INSTRUCTION: Don't include pictures. Quote the lines below from the first through the line that contains "Chart.register(...registerables);".

PROVIDED MATERIAL:

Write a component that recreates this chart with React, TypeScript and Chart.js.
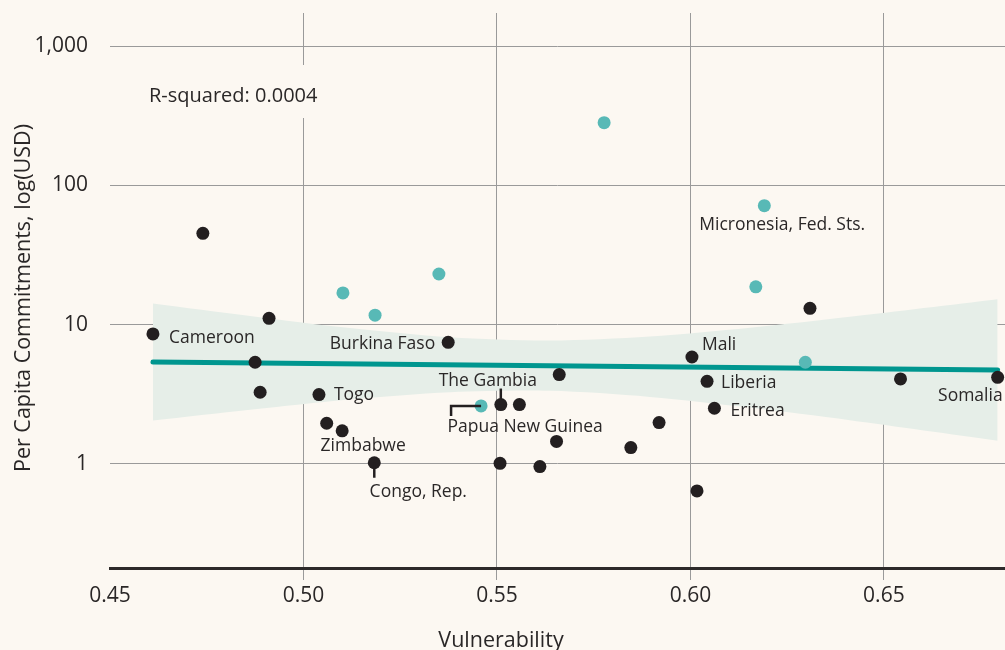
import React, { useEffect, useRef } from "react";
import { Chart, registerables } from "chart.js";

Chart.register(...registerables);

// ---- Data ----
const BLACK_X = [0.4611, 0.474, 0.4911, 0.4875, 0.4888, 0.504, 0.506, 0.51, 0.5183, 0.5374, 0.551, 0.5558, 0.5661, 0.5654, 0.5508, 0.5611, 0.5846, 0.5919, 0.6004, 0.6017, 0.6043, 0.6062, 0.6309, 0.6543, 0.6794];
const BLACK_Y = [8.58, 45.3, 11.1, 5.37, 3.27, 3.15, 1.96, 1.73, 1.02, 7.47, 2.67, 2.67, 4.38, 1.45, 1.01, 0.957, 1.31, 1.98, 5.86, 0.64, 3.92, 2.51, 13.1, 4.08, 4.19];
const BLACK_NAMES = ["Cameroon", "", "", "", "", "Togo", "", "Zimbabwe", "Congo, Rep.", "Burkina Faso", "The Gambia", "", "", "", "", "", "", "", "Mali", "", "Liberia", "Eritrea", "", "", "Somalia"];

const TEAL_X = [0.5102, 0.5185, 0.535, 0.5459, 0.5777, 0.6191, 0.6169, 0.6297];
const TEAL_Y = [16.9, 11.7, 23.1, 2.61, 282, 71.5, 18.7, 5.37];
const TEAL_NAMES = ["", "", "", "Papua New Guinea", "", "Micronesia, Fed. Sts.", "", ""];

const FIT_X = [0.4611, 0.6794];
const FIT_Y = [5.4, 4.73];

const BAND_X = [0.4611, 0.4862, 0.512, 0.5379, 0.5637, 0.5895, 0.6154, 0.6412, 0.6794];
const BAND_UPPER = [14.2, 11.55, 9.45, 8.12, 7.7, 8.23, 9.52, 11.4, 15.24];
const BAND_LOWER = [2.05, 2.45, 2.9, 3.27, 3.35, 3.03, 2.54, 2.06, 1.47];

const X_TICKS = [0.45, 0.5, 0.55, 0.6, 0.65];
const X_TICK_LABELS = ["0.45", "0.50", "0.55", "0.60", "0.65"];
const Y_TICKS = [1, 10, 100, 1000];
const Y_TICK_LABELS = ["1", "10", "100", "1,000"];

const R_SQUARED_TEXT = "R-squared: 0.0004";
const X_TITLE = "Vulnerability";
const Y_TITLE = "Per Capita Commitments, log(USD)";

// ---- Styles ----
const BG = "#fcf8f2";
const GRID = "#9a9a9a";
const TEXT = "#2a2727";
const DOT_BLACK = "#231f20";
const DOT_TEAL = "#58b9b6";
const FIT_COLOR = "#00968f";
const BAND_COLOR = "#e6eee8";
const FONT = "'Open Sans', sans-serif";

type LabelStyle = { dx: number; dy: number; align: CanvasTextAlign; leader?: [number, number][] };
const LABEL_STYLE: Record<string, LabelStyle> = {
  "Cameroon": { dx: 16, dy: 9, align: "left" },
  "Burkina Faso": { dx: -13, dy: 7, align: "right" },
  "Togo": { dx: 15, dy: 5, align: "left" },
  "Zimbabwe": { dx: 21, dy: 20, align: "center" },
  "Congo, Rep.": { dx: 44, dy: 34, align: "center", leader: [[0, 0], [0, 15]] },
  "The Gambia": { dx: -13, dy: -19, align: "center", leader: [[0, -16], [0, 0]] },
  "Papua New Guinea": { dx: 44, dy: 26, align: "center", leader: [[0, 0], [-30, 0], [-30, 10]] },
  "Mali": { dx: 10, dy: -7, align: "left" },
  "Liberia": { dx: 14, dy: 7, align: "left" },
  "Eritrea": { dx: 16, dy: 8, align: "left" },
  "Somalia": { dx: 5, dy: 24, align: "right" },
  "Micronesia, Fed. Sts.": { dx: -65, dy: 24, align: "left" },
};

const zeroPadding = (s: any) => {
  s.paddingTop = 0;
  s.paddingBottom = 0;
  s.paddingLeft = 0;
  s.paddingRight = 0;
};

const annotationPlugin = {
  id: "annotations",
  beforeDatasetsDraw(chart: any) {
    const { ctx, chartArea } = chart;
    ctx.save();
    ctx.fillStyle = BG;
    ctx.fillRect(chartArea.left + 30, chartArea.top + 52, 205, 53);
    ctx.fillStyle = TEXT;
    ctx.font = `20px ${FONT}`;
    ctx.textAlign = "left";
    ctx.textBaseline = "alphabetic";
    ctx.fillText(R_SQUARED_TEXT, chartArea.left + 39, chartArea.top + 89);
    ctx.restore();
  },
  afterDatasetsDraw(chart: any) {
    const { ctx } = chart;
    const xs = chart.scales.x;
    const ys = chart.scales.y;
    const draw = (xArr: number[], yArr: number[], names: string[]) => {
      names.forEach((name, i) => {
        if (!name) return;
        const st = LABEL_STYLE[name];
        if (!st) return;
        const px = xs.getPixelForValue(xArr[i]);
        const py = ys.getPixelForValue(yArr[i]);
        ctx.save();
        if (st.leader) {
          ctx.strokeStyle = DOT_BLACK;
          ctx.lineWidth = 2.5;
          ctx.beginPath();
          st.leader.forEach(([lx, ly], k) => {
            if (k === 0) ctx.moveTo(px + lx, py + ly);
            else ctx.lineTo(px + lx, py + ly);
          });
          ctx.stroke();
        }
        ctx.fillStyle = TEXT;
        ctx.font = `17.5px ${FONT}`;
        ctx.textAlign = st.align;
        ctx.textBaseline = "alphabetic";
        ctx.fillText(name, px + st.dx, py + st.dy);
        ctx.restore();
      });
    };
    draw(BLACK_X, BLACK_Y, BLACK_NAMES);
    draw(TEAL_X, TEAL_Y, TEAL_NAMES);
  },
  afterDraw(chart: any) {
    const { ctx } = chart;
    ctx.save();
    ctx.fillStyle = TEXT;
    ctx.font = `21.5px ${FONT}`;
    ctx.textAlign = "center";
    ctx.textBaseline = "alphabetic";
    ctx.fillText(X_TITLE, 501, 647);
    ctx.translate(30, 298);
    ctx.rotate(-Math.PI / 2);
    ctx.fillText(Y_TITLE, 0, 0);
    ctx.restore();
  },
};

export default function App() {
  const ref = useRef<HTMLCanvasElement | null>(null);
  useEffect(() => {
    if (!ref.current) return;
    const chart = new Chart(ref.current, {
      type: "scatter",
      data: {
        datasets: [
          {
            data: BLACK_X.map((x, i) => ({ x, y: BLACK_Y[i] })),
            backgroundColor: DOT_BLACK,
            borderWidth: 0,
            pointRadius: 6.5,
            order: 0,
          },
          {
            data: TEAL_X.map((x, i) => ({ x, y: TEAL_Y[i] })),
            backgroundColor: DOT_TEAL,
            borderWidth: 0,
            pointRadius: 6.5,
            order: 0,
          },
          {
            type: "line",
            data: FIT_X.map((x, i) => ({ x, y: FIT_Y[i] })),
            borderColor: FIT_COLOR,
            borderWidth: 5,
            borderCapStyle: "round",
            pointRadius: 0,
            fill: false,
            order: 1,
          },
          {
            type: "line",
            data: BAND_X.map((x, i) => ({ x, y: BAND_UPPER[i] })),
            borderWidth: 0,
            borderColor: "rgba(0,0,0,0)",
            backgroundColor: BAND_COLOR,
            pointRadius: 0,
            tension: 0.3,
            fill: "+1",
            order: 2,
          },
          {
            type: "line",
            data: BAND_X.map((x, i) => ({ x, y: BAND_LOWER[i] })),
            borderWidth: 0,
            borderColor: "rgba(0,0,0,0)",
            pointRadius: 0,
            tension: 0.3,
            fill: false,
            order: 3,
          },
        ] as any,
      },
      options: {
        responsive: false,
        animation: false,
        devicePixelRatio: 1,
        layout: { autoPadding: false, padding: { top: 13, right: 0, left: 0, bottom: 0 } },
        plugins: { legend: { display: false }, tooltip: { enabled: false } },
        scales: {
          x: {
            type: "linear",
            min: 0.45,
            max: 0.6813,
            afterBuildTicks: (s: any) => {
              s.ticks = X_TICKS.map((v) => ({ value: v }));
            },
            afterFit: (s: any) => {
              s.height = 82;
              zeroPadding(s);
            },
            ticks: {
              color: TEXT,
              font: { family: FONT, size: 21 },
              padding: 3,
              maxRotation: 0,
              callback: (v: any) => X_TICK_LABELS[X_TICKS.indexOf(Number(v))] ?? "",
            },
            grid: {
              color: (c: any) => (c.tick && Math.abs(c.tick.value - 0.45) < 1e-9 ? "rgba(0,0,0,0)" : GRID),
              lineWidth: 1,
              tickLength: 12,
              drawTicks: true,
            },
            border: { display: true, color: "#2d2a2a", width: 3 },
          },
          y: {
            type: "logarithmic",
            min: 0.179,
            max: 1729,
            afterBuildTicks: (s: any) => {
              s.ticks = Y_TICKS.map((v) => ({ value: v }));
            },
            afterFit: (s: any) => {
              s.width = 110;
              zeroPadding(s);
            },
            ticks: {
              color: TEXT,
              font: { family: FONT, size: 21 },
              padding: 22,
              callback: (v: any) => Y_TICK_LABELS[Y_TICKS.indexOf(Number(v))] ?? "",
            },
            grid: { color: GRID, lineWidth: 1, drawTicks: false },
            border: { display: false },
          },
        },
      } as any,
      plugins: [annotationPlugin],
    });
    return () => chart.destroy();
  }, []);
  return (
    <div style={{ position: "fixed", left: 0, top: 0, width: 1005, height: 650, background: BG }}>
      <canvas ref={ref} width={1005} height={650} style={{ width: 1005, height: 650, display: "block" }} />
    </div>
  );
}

FULL SOLUTION:
Write a component that recreates this chart with React, TypeScript and Chart.js.
import React, { useEffect, useRef } from "react";
import { Chart, registerables } from "chart.js";

Chart.register(...registerables);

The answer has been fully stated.